*Exercise prompt*: Extract the lines from the start through the line that holds "14.05, 13.9, 13.78];", both included, omitting all images.
++++++++++
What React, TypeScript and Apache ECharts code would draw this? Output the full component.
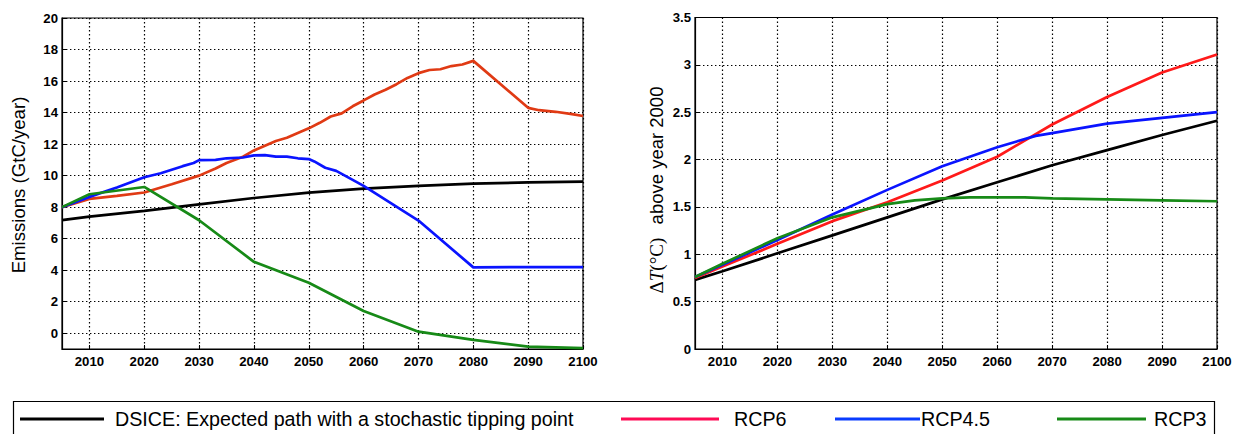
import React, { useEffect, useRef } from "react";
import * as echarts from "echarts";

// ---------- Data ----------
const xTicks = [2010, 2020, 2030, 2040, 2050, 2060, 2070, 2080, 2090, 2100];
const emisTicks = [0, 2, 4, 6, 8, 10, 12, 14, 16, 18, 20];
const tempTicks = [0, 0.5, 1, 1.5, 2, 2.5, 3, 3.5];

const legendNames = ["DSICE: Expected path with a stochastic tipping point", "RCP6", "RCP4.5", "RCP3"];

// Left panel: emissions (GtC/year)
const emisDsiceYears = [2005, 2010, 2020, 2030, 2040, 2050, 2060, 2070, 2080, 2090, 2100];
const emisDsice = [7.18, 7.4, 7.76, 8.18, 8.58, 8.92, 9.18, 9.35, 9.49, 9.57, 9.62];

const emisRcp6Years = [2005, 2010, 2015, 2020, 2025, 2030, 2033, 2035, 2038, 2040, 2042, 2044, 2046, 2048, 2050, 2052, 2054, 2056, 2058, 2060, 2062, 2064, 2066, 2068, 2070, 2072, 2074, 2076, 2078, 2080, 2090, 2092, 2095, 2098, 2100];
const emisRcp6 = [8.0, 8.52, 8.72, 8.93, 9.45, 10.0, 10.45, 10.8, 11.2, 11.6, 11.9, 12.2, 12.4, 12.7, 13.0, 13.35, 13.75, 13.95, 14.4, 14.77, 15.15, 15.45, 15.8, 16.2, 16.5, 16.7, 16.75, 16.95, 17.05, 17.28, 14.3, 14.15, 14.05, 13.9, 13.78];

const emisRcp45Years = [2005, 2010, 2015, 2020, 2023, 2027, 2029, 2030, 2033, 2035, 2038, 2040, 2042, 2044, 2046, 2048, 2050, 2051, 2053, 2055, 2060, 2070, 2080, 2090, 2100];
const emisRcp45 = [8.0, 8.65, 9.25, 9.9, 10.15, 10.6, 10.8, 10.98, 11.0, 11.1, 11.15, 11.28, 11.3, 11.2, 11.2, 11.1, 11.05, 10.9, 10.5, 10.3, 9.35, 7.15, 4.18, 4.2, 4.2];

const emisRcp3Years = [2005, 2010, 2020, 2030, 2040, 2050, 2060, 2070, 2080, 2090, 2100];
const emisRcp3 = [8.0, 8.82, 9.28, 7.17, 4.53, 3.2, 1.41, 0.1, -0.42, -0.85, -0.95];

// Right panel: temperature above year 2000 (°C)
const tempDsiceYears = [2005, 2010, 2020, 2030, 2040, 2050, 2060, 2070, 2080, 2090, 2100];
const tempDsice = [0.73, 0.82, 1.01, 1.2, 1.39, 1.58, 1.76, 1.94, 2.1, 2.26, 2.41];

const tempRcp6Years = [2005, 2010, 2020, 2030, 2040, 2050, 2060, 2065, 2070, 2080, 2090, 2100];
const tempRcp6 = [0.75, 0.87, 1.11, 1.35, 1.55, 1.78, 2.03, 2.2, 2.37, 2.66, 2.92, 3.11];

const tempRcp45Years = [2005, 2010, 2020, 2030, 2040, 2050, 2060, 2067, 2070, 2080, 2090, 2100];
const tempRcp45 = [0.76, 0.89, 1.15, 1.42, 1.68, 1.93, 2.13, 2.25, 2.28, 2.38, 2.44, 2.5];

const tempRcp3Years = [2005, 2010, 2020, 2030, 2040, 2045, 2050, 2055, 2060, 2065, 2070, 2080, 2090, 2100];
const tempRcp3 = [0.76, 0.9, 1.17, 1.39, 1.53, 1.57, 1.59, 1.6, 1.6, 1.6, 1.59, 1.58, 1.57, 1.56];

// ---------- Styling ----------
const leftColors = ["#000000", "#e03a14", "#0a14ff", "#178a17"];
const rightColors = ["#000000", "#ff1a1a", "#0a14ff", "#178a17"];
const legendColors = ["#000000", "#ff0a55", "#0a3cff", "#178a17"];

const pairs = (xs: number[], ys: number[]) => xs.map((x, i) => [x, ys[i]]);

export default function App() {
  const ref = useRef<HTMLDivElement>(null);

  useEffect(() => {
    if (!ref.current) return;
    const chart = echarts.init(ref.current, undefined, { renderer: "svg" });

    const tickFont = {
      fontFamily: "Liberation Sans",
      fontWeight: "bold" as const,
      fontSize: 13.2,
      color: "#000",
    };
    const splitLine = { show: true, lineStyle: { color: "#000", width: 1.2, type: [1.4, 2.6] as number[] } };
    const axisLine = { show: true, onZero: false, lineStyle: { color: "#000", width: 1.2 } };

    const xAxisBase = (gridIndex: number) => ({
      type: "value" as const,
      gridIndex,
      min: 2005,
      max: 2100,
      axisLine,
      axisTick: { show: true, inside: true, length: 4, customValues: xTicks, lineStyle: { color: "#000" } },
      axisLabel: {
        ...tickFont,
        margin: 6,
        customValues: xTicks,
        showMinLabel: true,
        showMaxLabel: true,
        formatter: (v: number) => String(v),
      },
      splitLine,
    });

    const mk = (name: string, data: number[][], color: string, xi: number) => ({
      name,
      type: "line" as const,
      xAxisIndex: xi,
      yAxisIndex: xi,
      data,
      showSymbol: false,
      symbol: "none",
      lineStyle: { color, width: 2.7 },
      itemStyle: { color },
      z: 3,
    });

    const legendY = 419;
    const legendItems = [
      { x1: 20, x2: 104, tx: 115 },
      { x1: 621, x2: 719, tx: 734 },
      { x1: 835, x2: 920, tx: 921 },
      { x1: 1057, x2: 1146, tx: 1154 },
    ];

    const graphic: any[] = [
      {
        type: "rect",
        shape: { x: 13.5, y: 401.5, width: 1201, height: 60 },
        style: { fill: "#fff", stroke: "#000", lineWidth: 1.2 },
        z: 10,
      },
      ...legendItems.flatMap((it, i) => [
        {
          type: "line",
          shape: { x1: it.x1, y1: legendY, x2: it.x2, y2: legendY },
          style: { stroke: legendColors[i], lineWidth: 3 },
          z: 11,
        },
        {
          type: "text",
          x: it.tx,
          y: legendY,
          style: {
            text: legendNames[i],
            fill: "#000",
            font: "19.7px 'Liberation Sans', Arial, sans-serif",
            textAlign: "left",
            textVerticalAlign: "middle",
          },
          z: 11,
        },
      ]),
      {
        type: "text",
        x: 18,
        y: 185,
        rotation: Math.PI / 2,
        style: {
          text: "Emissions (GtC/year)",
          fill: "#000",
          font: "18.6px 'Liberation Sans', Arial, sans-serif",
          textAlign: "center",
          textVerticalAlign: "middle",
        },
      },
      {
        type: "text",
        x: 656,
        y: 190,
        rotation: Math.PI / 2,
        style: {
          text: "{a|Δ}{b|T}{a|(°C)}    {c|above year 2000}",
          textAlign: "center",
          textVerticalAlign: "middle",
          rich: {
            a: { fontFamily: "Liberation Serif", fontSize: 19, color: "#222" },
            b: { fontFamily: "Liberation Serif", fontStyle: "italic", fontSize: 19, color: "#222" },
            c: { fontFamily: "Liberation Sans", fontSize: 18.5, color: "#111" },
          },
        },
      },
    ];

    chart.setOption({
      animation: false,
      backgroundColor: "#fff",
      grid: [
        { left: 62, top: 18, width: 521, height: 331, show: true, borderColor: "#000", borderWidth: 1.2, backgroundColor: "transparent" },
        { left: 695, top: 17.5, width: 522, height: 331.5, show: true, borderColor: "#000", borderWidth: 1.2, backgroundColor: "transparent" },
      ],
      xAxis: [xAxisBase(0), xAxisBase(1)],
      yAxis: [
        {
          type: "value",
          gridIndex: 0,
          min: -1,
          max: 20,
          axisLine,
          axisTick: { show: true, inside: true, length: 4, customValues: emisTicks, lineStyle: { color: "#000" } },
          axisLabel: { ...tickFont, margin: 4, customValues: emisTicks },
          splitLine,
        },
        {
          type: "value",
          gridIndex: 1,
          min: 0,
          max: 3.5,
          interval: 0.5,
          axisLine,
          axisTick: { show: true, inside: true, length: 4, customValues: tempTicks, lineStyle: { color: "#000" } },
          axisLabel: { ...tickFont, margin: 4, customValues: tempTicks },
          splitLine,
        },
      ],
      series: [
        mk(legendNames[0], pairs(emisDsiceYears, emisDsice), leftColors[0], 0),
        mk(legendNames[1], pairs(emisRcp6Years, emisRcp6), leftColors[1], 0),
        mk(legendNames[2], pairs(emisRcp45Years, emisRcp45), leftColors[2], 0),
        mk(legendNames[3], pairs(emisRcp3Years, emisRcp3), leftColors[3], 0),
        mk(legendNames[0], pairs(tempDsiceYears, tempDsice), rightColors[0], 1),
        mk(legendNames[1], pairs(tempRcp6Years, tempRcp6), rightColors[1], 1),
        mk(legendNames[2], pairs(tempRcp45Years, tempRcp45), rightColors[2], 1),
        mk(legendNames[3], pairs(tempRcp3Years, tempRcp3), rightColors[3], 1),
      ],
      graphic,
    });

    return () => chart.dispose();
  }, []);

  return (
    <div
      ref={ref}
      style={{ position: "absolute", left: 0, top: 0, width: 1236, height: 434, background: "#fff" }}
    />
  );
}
++++++++++
*Exercise output*:
What React, TypeScript and Apache ECharts code would draw this? Output the full component.
import React, { useEffect, useRef } from "react";
import * as echarts from "echarts";

// ---------- Data ----------
const xTicks = [2010, 2020, 2030, 2040, 2050, 2060, 2070, 2080, 2090, 2100];
const emisTicks = [0, 2, 4, 6, 8, 10, 12, 14, 16, 18, 20];
const tempTicks = [0, 0.5, 1, 1.5, 2, 2.5, 3, 3.5];

const legendNames = ["DSICE: Expected path with a stochastic tipping point", "RCP6", "RCP4.5", "RCP3"];

// Left panel: emissions (GtC/year)
const emisDsiceYears = [2005, 2010, 2020, 2030, 2040, 2050, 2060, 2070, 2080, 2090, 2100];
const emisDsice = [7.18, 7.4, 7.76, 8.18, 8.58, 8.92, 9.18, 9.35, 9.49, 9.57, 9.62];

const emisRcp6Years = [2005, 2010, 2015, 2020, 2025, 2030, 2033, 2035, 2038, 2040, 2042, 2044, 2046, 2048, 2050, 2052, 2054, 2056, 2058, 2060, 2062, 2064, 2066, 2068, 2070, 2072, 2074, 2076, 2078, 2080, 2090, 2092, 2095, 2098, 2100];
const emisRcp6 = [8.0, 8.52, 8.72, 8.93, 9.45, 10.0, 10.45, 10.8, 11.2, 11.6, 11.9, 12.2, 12.4, 12.7, 13.0, 13.35, 13.75, 13.95, 14.4, 14.77, 15.15, 15.45, 15.8, 16.2, 16.5, 16.7, 16.75, 16.95, 17.05, 17.28, 14.3, 14.15, 14.05, 13.9, 13.78];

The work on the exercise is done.